Kylie Quinn
Vice-Chancellor's Research Fellow
RMIT University
Contact me for
- Mentoring
- Sitting on boards or committees
- Providing an expert opinion
- Outreach activities
- Conference presenting
- Opportunities to collaborate
Biography
Kylie is a Vice-Chancellor’s Research Fellow in the Translational Immunology and Nanotechnology Program at RMIT University. She is currently exploring how ageing may limit immunity in older individuals and how we might restore immune function. This is particularly important for a new immune cell-based therapy for cancer, called CAR T cell therapy, as this therapy can be less effective for older patients.
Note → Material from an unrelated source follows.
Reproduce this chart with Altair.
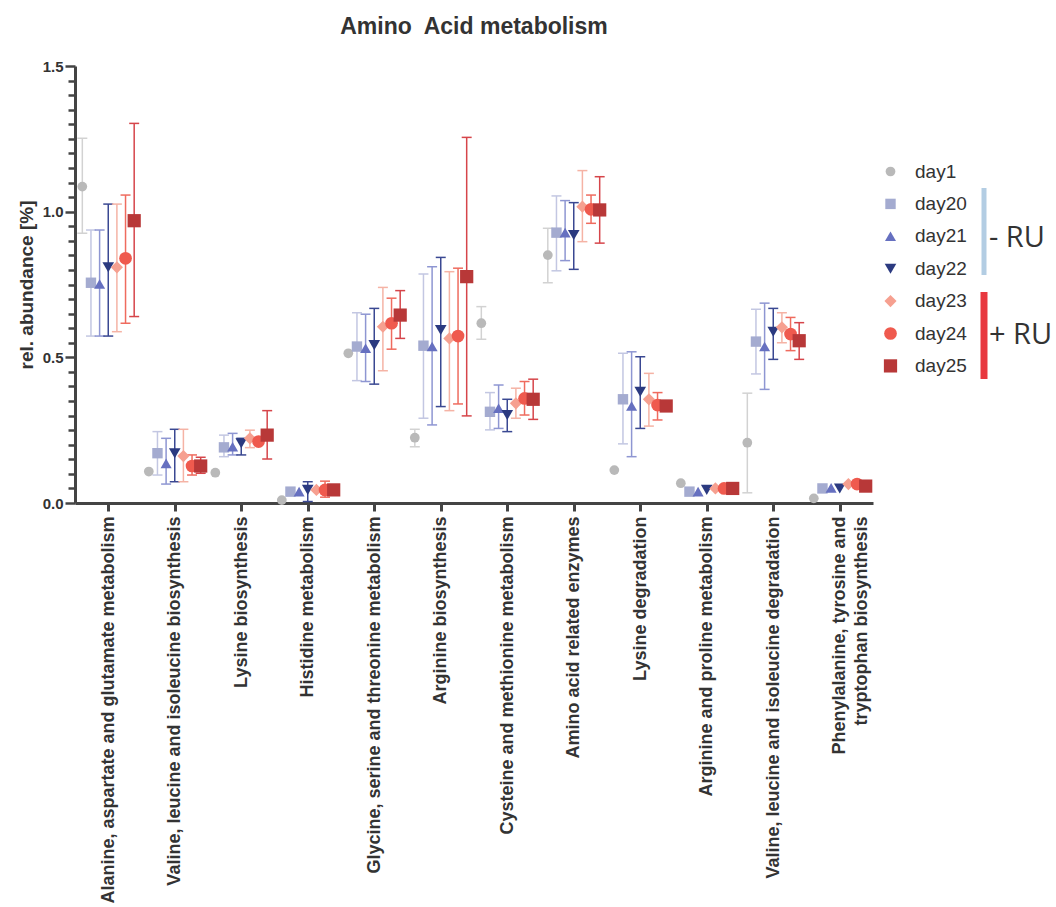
import json
import altair as alt
import pandas as pd

# Pathway categories (x axis), one inner list = one multi-line label
categories = [
    "Alanine, aspartate and glutamate metabolism",
    "Valine, leucine and isoleucine biosynthesis",
    "Lysine biosynthesis",
    "Histidine metabolism",
    "Glycine, serine and threonine metabolism",
    "Arginine biosynthesis",
    "Cysteine and methionine metabolism",
    "Amino acid related enzymes",
    "Lysine degradation",
    "Arginine and proline metabolism",
    "Valine, leucine and isoleucine degradation",
    "Phenylalanine, tyrosine and tryptophan biosynthesis",
]
label_lines = categories[:-1] + [["Phenylalanine, tyrosine and", "tryptophan biosynthesis"]]

days = ["day1", "day20", "day21", "day22", "day23", "day24", "day25"]

# Mean relative abundance [%] per day, in category order
mean_day1 = [1.086, 0.108, 0.104, 0.010, 0.514, 0.224, 0.617, 0.851, 0.113, 0.068, 0.207, 0.016]
mean_day20 = [0.756, 0.171, 0.191, 0.039, 0.537, 0.540, 0.313, 0.928, 0.356, 0.039, 0.554, 0.050]
mean_day21 = [0.752, 0.136, 0.193, 0.039, 0.531, 0.537, 0.325, 0.928, 0.333, 0.039, 0.537, 0.052]
mean_day22 = [0.809, 0.171, 0.205, 0.045, 0.542, 0.594, 0.302, 0.920, 0.382, 0.045, 0.588, 0.050]
mean_day23 = [0.809, 0.161, 0.222, 0.045, 0.605, 0.565, 0.342, 1.017, 0.356, 0.050, 0.603, 0.065]
mean_day24 = [0.840, 0.127, 0.211, 0.045, 0.617, 0.573, 0.359, 1.008, 0.336, 0.050, 0.580, 0.065]
mean_day25 = [0.969, 0.127, 0.233, 0.045, 0.645, 0.777, 0.356, 1.006, 0.333, 0.050, 0.557, 0.058]

# Error bar limits (None = no bar shown)
hi_day1 = [1.252, None, None, None, None, 0.253, 0.674, 0.943, None, None, 0.377, None]
lo_day1 = [0.926, None, None, None, None, 0.193, 0.562, 0.756, None, None, 0.035, None]
hi_day20 = [0.937, 0.245, 0.233, None, 0.653, 0.786, 0.379, 1.054, 0.514, None, 0.665, None]
lo_day20 = [0.573, 0.096, 0.159, None, 0.420, 0.291, 0.251, 0.797, 0.203, None, 0.443, None]
hi_day21 = [0.937, 0.222, 0.239, None, 0.648, 0.811, 0.405, 1.038, 0.519, None, 0.686, None]
lo_day21 = [0.573, 0.065, 0.165, None, 0.417, 0.268, 0.256, 0.832, 0.159, None, 0.390, None]
hi_day22 = [1.026, 0.253, 0.222, 0.073, 0.668, 0.843, 0.356, 1.031, 0.502, None, 0.668, None]
lo_day22 = [0.573, 0.073, 0.165, 0.005, 0.408, 0.331, 0.245, 0.802, 0.256, None, 0.493, None]
hi_day23 = [1.026, 0.253, 0.250, None, 0.740, 0.794, 0.394, 1.141, 0.445, None, 0.653, None]
lo_day23 = [0.588, 0.073, 0.190, None, 0.454, 0.317, 0.291, 0.897, 0.264, None, 0.550, None]
hi_day24 = [1.057, 0.165, None, 0.075, 0.703, 0.806, 0.417, 1.057, 0.379, None, 0.637, None]
lo_day24 = [0.617, 0.096, None, 0.020, 0.528, 0.340, 0.302, 0.960, 0.285, None, 0.523, None]
hi_day25 = [1.303, 0.157, 0.317, None, 0.729, 1.255, 0.425, 1.120, None, None, 0.619, None]
lo_day25 = [0.640, 0.102, 0.151, None, 0.565, 0.299, 0.287, 0.892, None, None, 0.493, None]

means = [mean_day1, mean_day20, mean_day21, mean_day22, mean_day23, mean_day24, mean_day25]
highs = [hi_day1, hi_day20, hi_day21, hi_day22, hi_day23, hi_day24, hi_day25]
lows = [lo_day1, lo_day20, lo_day21, lo_day22, lo_day23, lo_day24, lo_day25]

# Styling per day
marker_colors = ["#b9b9b9", "#a4abd0", "#6670c0", "#2b3a80", "#f6a090", "#ef5a4e", "#b83838"]
bar_colors = ["#d2d2d2", "#c3c7e2", "#8e96d2", "#3a4892", "#f5b3a5", "#ef6b5e", "#d6454a"]
shapes = ["circle", "square", "triangle-up", "triangle-down", "diamond", "circle", "square"]
sizes = [95, 175, 135, 165, 75, 190, 230]

rows = []
for di, d in enumerate(days):
    for ci, c in enumerate(categories):
        rows.append({
            "day": d, "slot": di, "idx": ci, "pathway": c,
            "mean": means[di][ci], "hi": highs[di][ci], "lo": lows[di][ci],
            "barcolor": bar_colors[di],
        })
df = pd.DataFrame(rows)

FONT = "Liberation Sans"
INK = "#333333"
AXIS = "#444444"
MAJOR = "round(datum.value * 100) % 50 == 0"

base = alt.Chart(df).transform_calculate(
    pos="datum.idx + (datum.slot - 3) * 0.13",
    capl="datum.idx + (datum.slot - 3) * 0.13 - 0.075",
    capr="datum.idx + (datum.slot - 3) * 0.13 + 0.075",
)

x_axis = alt.Axis(
    values=list(range(len(categories))),
    labelExpr=json.dumps(label_lines) + "[round(datum.value)]",
    labelAngle=270, labelAlign="right", labelBaseline="middle",
    labelFont=FONT, labelFontSize=18, labelFontWeight="bold", labelColor=INK,
    labelLineHeight=22, labelPadding=5, labelOverlap=False, labelFlush=False,
    labelLimit=1000,
    tickSize=8, tickWidth=3, tickColor=AXIS,
    domainWidth=3, domainColor=AXIS, grid=False, title=None,
)
y_axis = alt.Axis(
    values=[round(i * 0.05, 2) for i in range(31)],
    labelExpr=MAJOR + " ? format(datum.value, '.1f') : ''",
    labelFont=FONT, labelFontSize=15, labelFontWeight="bold", labelColor=INK,
    labelPadding=2, labelOverlap=False, labelFlush=False,
    tickSize={"condition": {"test": MAJOR, "value": 10}, "value": 7},
    tickWidth=2.5, tickColor=AXIS,
    domainWidth=3, domainColor=AXIS, grid=False,
    title="rel. abundance [%]", titleFont=FONT, titleFontSize=19,
    titleFontWeight="bold", titleColor=INK, titlePadding=6,
)
x_scale = alt.Scale(domain=[-0.5, 11.5], nice=False, zero=False)
y_scale = alt.Scale(domain=[0, 1.5], nice=False)

legend = alt.Legend(
    title=None, orient="none", legendX=806, legendY=96,
    labelFont=FONT, labelFontSize=19, labelColor=INK,
    labelOffset=15, rowPadding=12.4, symbolStrokeWidth=0,
)


def xenc(field):
    return alt.X(field, scale=x_scale, axis=x_axis)


def yenc(field):
    return alt.Y(field, scale=y_scale, axis=y_axis)


bar_stroke = alt.Stroke("barcolor:N", scale=None)

whisker = base.mark_rule(strokeWidth=1.5).encode(
    x=xenc("pos:Q"), y=yenc("lo:Q"), y2="hi:Q", stroke=bar_stroke,
)
cap_hi = base.mark_rule(strokeWidth=1.5).encode(
    x=xenc("capl:Q"), x2="capr:Q", y=yenc("hi:Q"), stroke=bar_stroke,
)
cap_lo = base.mark_rule(strokeWidth=1.5).encode(
    x=xenc("capl:Q"), x2="capr:Q", y=yenc("lo:Q"), stroke=bar_stroke,
)
points = base.mark_point(filled=True, opacity=1).encode(
    x=xenc("pos:Q"),
    y=yenc("mean:Q"),
    color=alt.Color("day:N", sort=days, scale=alt.Scale(domain=days, range=marker_colors), legend=legend),
    shape=alt.Shape("day:N", sort=days, scale=alt.Scale(domain=days, range=shapes), legend=legend),
    size=alt.Size("day:N", sort=days, scale=alt.Scale(domain=days, range=sizes), legend=legend),
)

# Group brackets beside the legend
groups = pd.DataFrame({"label": ["- RU", "+ RU"]})
minus_bar = alt.Chart(groups.iloc[[0]]).mark_rule(strokeWidth=5, color="#b3cde3").encode(
    x=alt.value(909), y=alt.value(122), y2=alt.value(209))
plus_bar = alt.Chart(groups.iloc[[1]]).mark_rule(strokeWidth=7, color="#e8383f").encode(
    x=alt.value(909), y=alt.value(226), y2=alt.value(313))
minus_text = alt.Chart(groups.iloc[[0]]).mark_text(
    font="Open Sans", fontSize=29, color=INK, align="left", baseline="middle"
).encode(x=alt.value(914), y=alt.value(172), text="label:N")
plus_text = alt.Chart(groups.iloc[[1]]).mark_text(
    font="Open Sans", fontSize=29, color=INK, align="left", baseline="middle"
).encode(x=alt.value(914), y=alt.value(269), text="label:N")

chart = alt.layer(
    whisker, cap_hi, cap_lo, points, minus_bar, plus_bar, minus_text, plus_text
).properties(
    width=798, height=437,
    autosize="none",
    background="white",
    padding={"left": 75, "top": 66, "right": 183, "bottom": 404},
    title=alt.TitleParams(
        "Amino\u00a0 Acid metabolism", font=FONT, fontSize=23, fontWeight="bold",
        color=INK, anchor="middle", offset=2, baseline="alphabetic",
    ),
).configure_view(stroke="transparent")

chart.save("out.html", embed_options={"renderer": "svg", "actions": False})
Prior to joining RMIT University, Kylie was a Postdoctoral Fellow at Monash University and the University of Melbourne, and a Visiting Fellow at the National Institutes of Health in the USA, where she worked on defining how novel vaccine formulations work and contributed key pre-clinical data for Ebola vaccines that were used in the 2014 epidemic in West Africa. Since arriving in Australia in 2013, Kylie’s research has focused on ageing and immunity. She has received a number of awards for her work, including the John and Eileen Haddon Award for Geriatric Research from the Rebecca L Copper Foundation.
More broadly, Kylie has a long-standing interest in issues of equity and inclusion in science. She is the current Australia and New Zealand Society of Immunology Women’s Initiative Co-ordinator and regularly engages community outreach in forums such as Nerd Nite, Pint of Science and Einstein a Go-Go on RRR FM.